▸ **WORK TO COMPLETE**
Transcribe the material word for word, but without the images.

(Source code of charts)
>> BEGIN
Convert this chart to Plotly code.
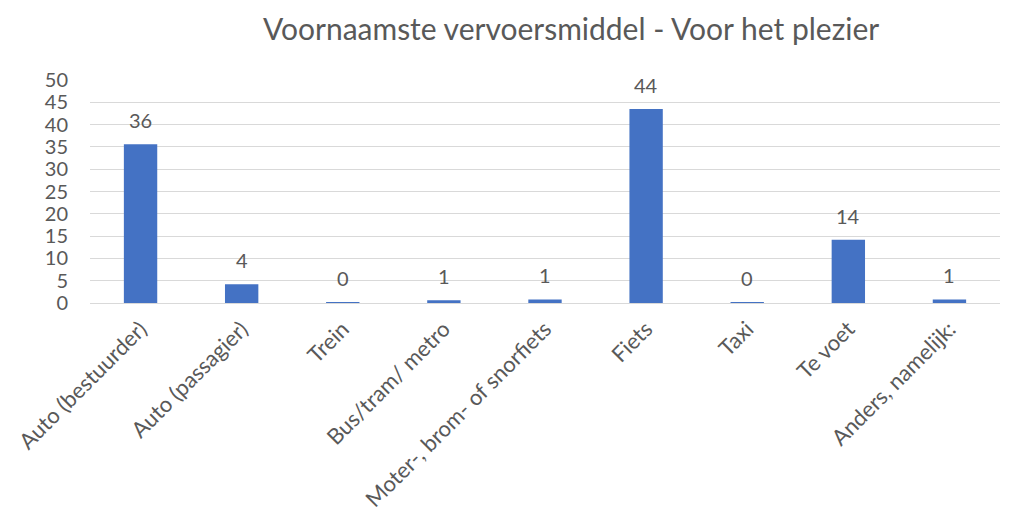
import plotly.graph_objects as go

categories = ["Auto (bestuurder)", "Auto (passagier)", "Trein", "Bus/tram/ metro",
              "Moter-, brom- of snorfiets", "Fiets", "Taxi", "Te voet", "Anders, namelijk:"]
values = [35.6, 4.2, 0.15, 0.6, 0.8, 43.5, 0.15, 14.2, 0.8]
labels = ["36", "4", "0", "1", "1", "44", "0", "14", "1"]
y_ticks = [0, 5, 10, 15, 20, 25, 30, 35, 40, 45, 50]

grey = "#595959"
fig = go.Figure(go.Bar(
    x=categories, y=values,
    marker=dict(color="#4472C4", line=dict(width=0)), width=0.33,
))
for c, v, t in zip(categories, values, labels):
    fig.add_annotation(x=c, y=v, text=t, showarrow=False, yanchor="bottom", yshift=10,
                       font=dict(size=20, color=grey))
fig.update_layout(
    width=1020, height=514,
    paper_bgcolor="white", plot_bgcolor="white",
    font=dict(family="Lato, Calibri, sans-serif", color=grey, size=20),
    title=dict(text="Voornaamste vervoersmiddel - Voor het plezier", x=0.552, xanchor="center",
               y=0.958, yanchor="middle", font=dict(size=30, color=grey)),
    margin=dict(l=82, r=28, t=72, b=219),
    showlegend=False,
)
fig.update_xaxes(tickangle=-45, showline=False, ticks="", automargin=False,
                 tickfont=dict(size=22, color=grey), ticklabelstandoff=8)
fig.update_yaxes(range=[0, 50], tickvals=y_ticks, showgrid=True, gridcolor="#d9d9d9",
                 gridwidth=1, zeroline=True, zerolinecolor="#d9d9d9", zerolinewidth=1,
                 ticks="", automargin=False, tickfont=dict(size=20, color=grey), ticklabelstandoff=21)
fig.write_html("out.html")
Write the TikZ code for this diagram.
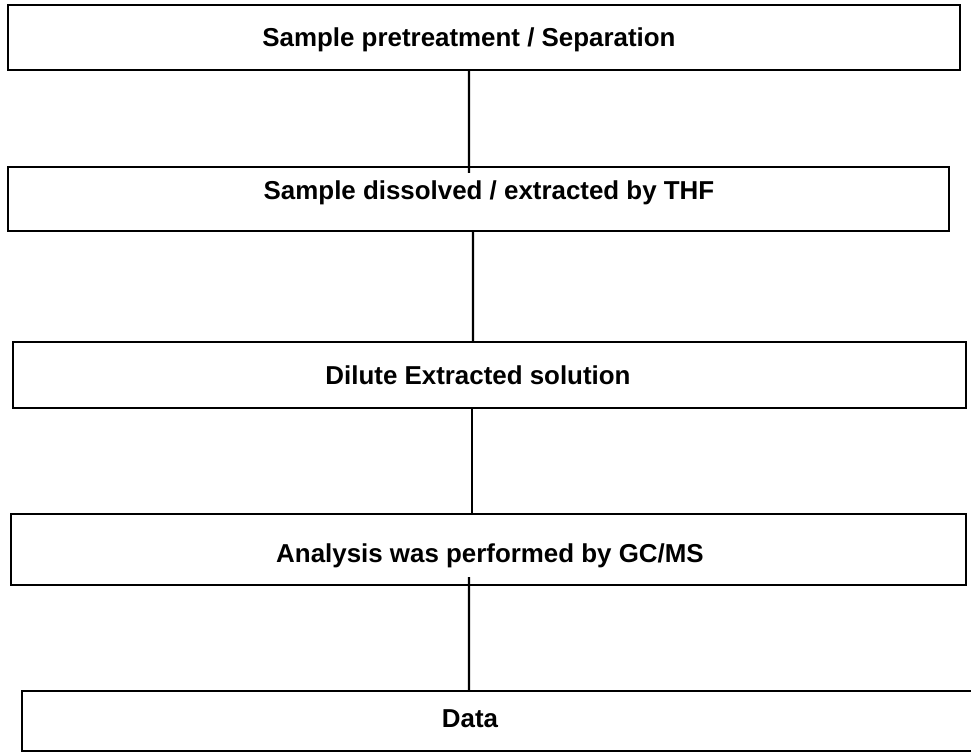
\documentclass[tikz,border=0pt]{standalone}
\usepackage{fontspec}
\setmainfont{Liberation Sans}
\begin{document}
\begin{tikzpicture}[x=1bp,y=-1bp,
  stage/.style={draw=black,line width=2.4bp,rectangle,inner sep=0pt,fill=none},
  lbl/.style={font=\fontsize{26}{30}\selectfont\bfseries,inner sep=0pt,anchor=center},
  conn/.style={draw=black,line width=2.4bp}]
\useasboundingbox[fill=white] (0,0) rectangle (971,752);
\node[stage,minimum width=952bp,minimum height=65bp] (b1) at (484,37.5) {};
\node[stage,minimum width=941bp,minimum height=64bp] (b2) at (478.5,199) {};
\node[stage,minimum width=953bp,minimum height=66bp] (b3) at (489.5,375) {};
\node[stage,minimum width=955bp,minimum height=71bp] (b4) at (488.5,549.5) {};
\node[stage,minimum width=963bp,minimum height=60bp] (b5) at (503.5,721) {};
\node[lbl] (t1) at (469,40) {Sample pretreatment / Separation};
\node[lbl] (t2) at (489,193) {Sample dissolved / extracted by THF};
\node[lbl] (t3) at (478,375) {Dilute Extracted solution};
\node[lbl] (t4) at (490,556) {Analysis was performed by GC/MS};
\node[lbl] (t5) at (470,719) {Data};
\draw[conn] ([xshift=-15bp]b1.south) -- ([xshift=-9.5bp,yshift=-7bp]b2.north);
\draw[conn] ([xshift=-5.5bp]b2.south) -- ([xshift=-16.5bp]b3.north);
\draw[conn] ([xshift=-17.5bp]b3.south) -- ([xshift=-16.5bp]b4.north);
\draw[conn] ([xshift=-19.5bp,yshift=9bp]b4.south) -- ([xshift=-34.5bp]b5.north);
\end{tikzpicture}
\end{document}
>> END
▸ **RESPONSE TO THE EXERCISE**
Convert this chart to Plotly code.
import plotly.graph_objects as go

categories = ["Auto (bestuurder)", "Auto (passagier)", "Trein", "Bus/tram/ metro",
              "Moter-, brom- of snorfiets", "Fiets", "Taxi", "Te voet", "Anders, namelijk:"]
values = [35.6, 4.2, 0.15, 0.6, 0.8, 43.5, 0.15, 14.2, 0.8]
labels = ["36", "4", "0", "1", "1", "44", "0", "14", "1"]
y_ticks = [0, 5, 10, 15, 20, 25, 30, 35, 40, 45, 50]

grey = "#595959"
fig = go.Figure(go.Bar(
    x=categories, y=values,
    marker=dict(color="#4472C4", line=dict(width=0)), width=0.33,
))
for c, v, t in zip(categories, values, labels):
    fig.add_annotation(x=c, y=v, text=t, showarrow=False, yanchor="bottom", yshift=10,
                       font=dict(size=20, color=grey))
fig.update_layout(
    width=1020, height=514,
    paper_bgcolor="white", plot_bgcolor="white",
    font=dict(family="Lato, Calibri, sans-serif", color=grey, size=20),
    title=dict(text="Voornaamste vervoersmiddel - Voor het plezier", x=0.552, xanchor="center",
               y=0.958, yanchor="middle", font=dict(size=30, color=grey)),
    margin=dict(l=82, r=28, t=72, b=219),
    showlegend=False,
)
fig.update_xaxes(tickangle=-45, showline=False, ticks="", automargin=False,
                 tickfont=dict(size=22, color=grey), ticklabelstandoff=8)
fig.update_yaxes(range=[0, 50], tickvals=y_ticks, showgrid=True, gridcolor="#d9d9d9",
                 gridwidth=1, zeroline=True, zerolinecolor="#d9d9d9", zerolinewidth=1,
                 ticks="", automargin=False, tickfont=dict(size=20, color=grey), ticklabelstandoff=21)
fig.write_html("out.html")
Write the TikZ code for this diagram.
\documentclass[tikz,border=0pt]{standalone}
\usepackage{fontspec}
\setmainfont{Liberation Sans}
\begin{document}
\begin{tikzpicture}[x=1bp,y=-1bp,
  stage/.style={draw=black,line width=2.4bp,rectangle,inner sep=0pt,fill=none},
  lbl/.style={font=\fontsize{26}{30}\selectfont\bfseries,inner sep=0pt,anchor=center},
  conn/.style={draw=black,line width=2.4bp}]
\useasboundingbox[fill=white] (0,0) rectangle (971,752);
\node[stage,minimum width=952bp,minimum height=65bp] (b1) at (484,37.5) {};
\node[stage,minimum width=941bp,minimum height=64bp] (b2) at (478.5,199) {};
\node[stage,minimum width=953bp,minimum height=66bp] (b3) at (489.5,375) {};
\node[stage,minimum width=955bp,minimum height=71bp] (b4) at (488.5,549.5) {};
\node[stage,minimum width=963bp,minimum height=60bp] (b5) at (503.5,721) {};
\node[lbl] (t1) at (469,40) {Sample pretreatment / Separation};
\node[lbl] (t2) at (489,193) {Sample dissolved / extracted by THF};
\node[lbl] (t3) at (478,375) {Dilute Extracted solution};
\node[lbl] (t4) at (490,556) {Analysis was performed by GC/MS};
\node[lbl] (t5) at (470,719) {Data};
\draw[conn] ([xshift=-15bp]b1.south) -- ([xshift=-9.5bp,yshift=-7bp]b2.north);
\draw[conn] ([xshift=-5.5bp]b2.south) -- ([xshift=-16.5bp]b3.north);
\draw[conn] ([xshift=-17.5bp]b3.south) -- ([xshift=-16.5bp]b4.north);
\draw[conn] ([xshift=-19.5bp,yshift=9bp]b4.south) -- ([xshift=-34.5bp]b5.north);
\end{tikzpicture}
\end{document}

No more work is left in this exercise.